Task description | Say how many lines contain the string "this". Give no other output.
** Start Exercise input **
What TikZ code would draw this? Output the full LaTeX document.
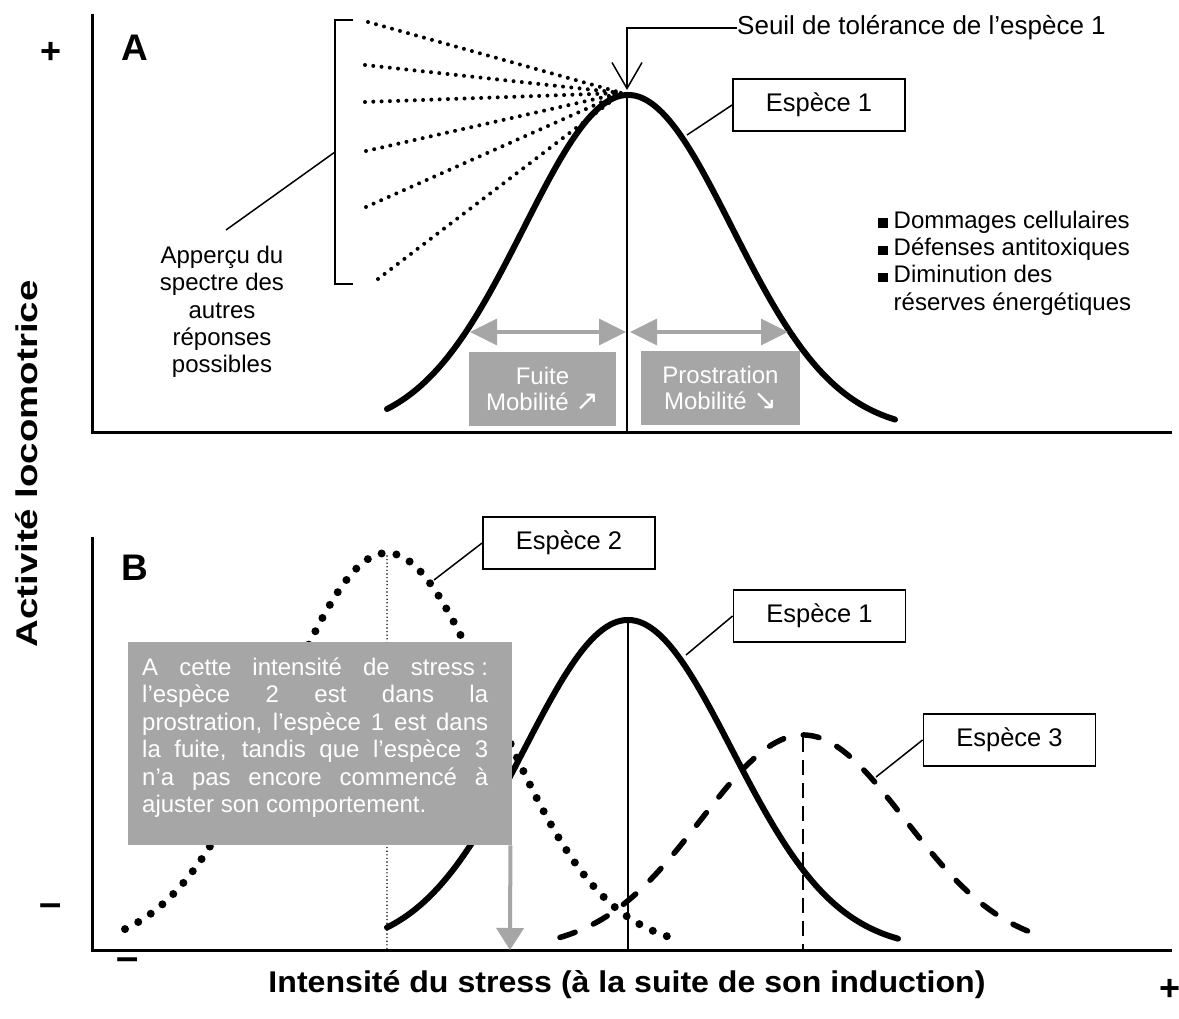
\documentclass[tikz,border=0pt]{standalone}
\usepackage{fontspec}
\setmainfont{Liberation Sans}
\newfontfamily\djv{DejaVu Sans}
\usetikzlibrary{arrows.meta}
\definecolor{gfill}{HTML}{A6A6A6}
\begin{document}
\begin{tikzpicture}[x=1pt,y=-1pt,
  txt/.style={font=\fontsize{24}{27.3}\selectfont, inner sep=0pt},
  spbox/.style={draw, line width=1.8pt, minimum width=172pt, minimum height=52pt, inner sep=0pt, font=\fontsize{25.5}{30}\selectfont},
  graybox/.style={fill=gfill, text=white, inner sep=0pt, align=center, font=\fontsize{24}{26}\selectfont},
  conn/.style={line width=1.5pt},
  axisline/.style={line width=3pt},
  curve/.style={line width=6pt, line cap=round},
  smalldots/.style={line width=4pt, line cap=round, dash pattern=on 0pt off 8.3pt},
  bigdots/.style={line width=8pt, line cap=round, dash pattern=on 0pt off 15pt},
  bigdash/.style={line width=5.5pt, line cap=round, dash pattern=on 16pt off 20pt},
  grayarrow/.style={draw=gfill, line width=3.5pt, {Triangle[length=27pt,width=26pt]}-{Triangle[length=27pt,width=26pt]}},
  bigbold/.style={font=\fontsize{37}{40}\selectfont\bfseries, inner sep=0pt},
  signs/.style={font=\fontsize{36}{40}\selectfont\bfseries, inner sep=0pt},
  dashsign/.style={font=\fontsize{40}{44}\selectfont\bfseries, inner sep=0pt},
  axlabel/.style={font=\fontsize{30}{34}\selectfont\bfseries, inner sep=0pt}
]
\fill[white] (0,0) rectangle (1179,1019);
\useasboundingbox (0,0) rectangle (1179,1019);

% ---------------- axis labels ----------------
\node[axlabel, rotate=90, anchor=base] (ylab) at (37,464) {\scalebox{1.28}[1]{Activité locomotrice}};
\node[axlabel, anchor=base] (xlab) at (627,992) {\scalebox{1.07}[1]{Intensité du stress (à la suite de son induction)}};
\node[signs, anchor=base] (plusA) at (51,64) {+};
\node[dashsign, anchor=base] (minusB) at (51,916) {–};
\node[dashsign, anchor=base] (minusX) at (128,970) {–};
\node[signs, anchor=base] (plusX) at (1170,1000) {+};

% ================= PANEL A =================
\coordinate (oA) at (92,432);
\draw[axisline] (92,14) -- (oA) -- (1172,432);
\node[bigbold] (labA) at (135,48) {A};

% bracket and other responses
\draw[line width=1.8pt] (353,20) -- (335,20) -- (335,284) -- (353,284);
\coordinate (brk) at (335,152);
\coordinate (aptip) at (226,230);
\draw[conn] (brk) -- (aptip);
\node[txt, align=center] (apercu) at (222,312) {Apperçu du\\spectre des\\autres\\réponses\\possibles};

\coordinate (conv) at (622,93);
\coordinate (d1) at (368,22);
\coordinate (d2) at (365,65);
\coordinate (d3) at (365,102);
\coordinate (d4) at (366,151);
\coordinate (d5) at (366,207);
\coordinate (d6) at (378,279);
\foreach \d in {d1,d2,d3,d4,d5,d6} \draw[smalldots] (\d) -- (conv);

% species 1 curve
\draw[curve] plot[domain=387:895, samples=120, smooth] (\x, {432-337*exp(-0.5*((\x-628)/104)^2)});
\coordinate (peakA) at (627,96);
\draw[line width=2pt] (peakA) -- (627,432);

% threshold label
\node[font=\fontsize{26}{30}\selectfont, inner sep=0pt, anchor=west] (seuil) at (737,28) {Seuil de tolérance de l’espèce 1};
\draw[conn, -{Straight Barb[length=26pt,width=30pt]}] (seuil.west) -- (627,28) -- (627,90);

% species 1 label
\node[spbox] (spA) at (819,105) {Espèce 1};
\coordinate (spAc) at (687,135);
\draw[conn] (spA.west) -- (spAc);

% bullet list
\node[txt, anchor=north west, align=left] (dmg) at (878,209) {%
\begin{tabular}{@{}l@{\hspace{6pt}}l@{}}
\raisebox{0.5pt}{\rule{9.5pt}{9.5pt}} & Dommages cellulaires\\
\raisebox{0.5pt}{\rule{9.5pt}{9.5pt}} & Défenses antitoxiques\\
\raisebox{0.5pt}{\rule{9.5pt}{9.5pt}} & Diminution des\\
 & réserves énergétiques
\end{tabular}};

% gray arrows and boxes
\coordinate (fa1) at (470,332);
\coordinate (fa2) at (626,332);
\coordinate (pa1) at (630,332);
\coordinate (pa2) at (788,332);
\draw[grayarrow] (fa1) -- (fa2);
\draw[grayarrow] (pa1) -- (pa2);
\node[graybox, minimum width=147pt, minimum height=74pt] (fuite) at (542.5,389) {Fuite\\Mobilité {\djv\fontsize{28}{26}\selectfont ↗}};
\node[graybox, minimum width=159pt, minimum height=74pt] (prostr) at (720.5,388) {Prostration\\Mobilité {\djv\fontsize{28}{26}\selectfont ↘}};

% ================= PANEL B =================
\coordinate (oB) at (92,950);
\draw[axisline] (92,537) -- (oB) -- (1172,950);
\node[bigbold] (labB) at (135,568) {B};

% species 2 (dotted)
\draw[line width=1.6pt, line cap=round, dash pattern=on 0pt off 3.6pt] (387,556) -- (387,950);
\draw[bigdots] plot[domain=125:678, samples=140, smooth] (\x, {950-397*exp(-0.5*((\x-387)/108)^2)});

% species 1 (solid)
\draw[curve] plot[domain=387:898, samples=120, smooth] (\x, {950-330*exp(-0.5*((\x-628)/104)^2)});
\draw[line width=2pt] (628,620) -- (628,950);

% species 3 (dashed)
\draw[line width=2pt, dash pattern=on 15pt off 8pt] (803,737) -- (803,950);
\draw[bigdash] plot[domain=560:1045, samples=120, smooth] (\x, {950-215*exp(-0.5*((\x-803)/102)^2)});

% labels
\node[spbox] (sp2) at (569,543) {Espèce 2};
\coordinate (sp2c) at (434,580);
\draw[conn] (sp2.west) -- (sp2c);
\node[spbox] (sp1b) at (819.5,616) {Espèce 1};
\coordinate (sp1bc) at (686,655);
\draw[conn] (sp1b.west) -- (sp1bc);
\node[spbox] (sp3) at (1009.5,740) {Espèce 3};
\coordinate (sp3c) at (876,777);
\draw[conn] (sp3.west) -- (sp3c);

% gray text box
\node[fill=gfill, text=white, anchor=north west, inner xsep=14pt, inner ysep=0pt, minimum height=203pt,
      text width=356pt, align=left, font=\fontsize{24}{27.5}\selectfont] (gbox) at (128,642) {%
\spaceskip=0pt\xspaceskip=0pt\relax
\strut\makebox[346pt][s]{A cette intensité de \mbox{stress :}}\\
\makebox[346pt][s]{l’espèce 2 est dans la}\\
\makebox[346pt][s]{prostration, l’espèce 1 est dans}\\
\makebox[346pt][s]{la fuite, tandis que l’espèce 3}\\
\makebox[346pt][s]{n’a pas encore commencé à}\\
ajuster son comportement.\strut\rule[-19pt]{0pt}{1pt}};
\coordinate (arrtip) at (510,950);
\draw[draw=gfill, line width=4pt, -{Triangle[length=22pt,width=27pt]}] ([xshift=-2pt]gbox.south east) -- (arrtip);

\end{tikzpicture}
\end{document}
** End Exercise input **
** Start Exercise input **
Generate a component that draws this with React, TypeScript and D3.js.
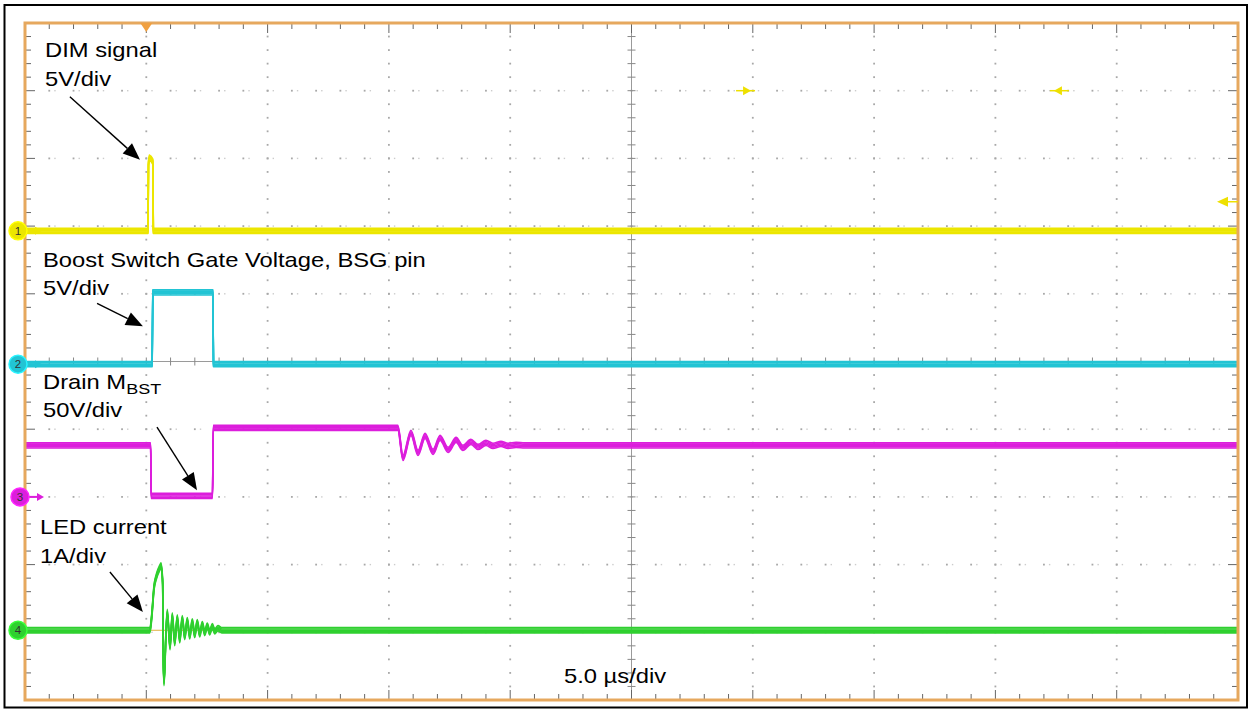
** End Exercise input **
Right answer | 2